I have just played the demo version of Mass Effect 2 on the Gaikai website; judging from the website it’s an impressive user of today’s technology for streaming a game in real time in your browser thus making it a platform agnostic solution. Theoretically you should be able to play games using OSX, Linux or a Windows system using any choice of browser albeit Chrome, Firefox, IE, Opera or Safari.
All that was required was a visit to the website and install the Gaikai Java applet which is similar to most other plug-ins to play video or music such as Flash or Quicktime. There is no need for special hardware such as excess RAM, dedicated graphics card or a powerful CPU. Instead the Gaikai technology uses your PC as a thin client to stream the display data whilst the actual game is hosted and played on the Gaikai servers.
This is similar to the Onlive solution however this will require you to purchase a special box and controller to access it unlike Gaikai which will support your mouse and keyboard as standard. I am sure in time there will be controllers that will be made compatible with this system. The closest example I can think of is Facebook which currently offers only the most basic arcade/console games and takes up minimum hardware power.
At the moment the Gaikai platform headed by (Dave Perry) is marketed as an advertising platform for accessing game demos but this has been downplayed somewhat. The potential for this technology in the coming years, due to the trend in an ever increasing oversaturated OS market, seems to make sense. As the internet browser is common place and a powerful application among all devices; it doesn’t take a rocket scientist to figure out this is where we are heading for PC and mobile gaming in the future this is why HTC have invested heavily in OnLive. Similar to streaming media platforms such as Netflix, Napster, Spotify and Qriocity all games will be available in a large library ready for the gamer to play.

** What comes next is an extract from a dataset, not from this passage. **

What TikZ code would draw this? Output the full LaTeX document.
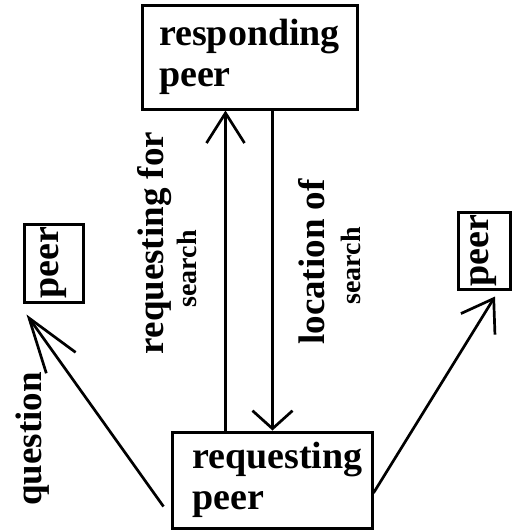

The only question remains is how to generate sufficient revenue and profits from such a platform? Personally, I think games 3-5 years old should be available as part of your monthly subscription with each publisher getting a share based on how much their games are played and you pay extra for any new release games.
I don’t think it will put out Nintendo, Sony or Microsoft anytime soon (let’s face it they are great at what they do and have a very successful business model) but Gaikai will be a great platform to provide accessible gaming and help grow the gaming community further whether it is farmed out on a publisher by publisher basis or becomes a competitor to Steam.